In a few Member States (including Belgium), such disclosure mechanism is completely new.  The Regulation leaves it up to the Member States how they will organize this new disclosure, by giving a few examples:

“Each Member State shall make available in its national law at least one of the following methods of obtaining the information referred to in paragraph 1:

(a) an obligation on all banks in its territory to disclose, upon request by the information authority, whether the debtor holds an account with them;

(b) access for the information authority to the relevant information where that information is held by public authorities or administrations in registers or otherwise;

(c) the possibility for its courts to oblige the debtor to disclose with which bank or banks in its territory he holds one or more accounts where such an obligation is accompanied by an in personam order by the court prohibiting the withdrawal or transfer by him of funds held in his account or accounts up to the amount to be preserved by the Preservation Order; or

(d) any other methods which are effective and efficient for the purposes of obtaining the relevant information, provided that they are not disproportionately costly or time-consuming.

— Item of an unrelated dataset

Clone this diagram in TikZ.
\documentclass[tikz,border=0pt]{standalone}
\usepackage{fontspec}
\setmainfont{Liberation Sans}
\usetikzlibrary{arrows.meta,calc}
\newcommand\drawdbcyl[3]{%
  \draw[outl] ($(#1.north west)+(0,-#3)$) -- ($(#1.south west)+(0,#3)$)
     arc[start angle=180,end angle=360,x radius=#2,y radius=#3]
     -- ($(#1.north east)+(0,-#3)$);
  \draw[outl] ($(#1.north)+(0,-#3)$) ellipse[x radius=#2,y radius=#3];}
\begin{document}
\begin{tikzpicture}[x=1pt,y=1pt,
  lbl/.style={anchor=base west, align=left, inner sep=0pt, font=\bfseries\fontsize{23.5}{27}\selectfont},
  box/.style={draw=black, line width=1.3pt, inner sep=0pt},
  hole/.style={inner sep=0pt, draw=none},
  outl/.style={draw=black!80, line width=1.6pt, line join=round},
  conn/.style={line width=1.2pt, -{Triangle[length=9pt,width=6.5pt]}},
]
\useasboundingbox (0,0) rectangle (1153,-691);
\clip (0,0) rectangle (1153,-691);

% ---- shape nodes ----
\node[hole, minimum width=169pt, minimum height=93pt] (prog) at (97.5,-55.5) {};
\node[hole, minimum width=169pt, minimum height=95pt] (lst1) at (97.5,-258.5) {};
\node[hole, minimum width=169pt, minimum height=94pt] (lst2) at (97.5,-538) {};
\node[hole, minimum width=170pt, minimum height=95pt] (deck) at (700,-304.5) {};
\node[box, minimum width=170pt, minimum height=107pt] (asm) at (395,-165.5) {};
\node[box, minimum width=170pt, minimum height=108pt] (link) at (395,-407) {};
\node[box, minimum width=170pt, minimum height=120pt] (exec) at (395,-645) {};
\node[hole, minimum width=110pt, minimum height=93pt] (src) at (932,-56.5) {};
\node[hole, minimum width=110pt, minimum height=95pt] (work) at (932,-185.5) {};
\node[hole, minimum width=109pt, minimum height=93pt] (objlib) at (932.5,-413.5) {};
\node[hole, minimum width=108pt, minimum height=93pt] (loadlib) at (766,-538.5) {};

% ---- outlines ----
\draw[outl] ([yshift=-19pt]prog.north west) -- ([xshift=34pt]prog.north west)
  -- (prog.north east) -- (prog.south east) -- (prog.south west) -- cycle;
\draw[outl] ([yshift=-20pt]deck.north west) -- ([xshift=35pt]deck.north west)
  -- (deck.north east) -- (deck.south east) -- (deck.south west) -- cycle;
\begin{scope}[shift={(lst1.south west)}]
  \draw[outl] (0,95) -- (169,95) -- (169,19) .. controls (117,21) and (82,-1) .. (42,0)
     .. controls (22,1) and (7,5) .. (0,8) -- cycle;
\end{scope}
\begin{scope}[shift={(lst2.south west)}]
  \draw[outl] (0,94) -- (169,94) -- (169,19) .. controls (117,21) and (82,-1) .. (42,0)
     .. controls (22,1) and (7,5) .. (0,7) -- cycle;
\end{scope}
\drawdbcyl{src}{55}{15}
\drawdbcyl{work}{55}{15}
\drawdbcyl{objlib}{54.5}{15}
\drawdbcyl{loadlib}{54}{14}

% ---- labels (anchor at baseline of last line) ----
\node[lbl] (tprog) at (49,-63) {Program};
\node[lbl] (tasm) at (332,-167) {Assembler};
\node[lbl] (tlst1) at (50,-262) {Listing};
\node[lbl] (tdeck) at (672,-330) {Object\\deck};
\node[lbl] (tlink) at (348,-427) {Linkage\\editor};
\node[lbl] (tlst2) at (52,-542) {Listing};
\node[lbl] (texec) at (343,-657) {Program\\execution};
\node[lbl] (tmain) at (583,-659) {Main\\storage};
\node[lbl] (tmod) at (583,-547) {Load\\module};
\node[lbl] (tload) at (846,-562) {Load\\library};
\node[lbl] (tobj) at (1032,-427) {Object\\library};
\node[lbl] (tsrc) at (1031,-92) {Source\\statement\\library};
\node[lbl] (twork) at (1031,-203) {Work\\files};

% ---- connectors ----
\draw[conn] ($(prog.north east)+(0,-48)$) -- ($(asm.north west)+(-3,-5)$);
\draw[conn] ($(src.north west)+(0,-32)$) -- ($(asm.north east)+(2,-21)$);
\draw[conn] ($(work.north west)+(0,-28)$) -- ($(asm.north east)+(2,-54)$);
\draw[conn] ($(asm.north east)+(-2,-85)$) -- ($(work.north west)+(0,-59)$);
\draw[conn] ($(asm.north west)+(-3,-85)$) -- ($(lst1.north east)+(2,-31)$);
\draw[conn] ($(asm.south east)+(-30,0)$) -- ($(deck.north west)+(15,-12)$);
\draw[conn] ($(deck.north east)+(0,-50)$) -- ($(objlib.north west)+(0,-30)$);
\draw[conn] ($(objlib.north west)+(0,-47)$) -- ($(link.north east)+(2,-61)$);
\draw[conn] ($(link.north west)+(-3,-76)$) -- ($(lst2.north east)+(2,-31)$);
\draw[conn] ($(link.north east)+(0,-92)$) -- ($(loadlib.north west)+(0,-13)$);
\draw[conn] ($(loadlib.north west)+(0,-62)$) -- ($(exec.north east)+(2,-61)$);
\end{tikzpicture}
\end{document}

Does this mean any creditor can just run to the Court and ask information?

No, some conditions apply:

  • the creditor needs to be in possession of an enforceable judgment;
  • there need to be reasons to believe the debtor holds bank accounts in this Member State.

Conclusion: it will be interesting to see how the Member States will apply this new mechanism.  Whether it will be effective, will also depend on the interpretation of ‘reasons to believe the debtor holds bank accounts in this Member State’.  This will probably be the key to the question if this will end the Pyrrhus decisions, where a creditor is accorded his claim but cannot find assets to seize.

The author of this post is David Diris.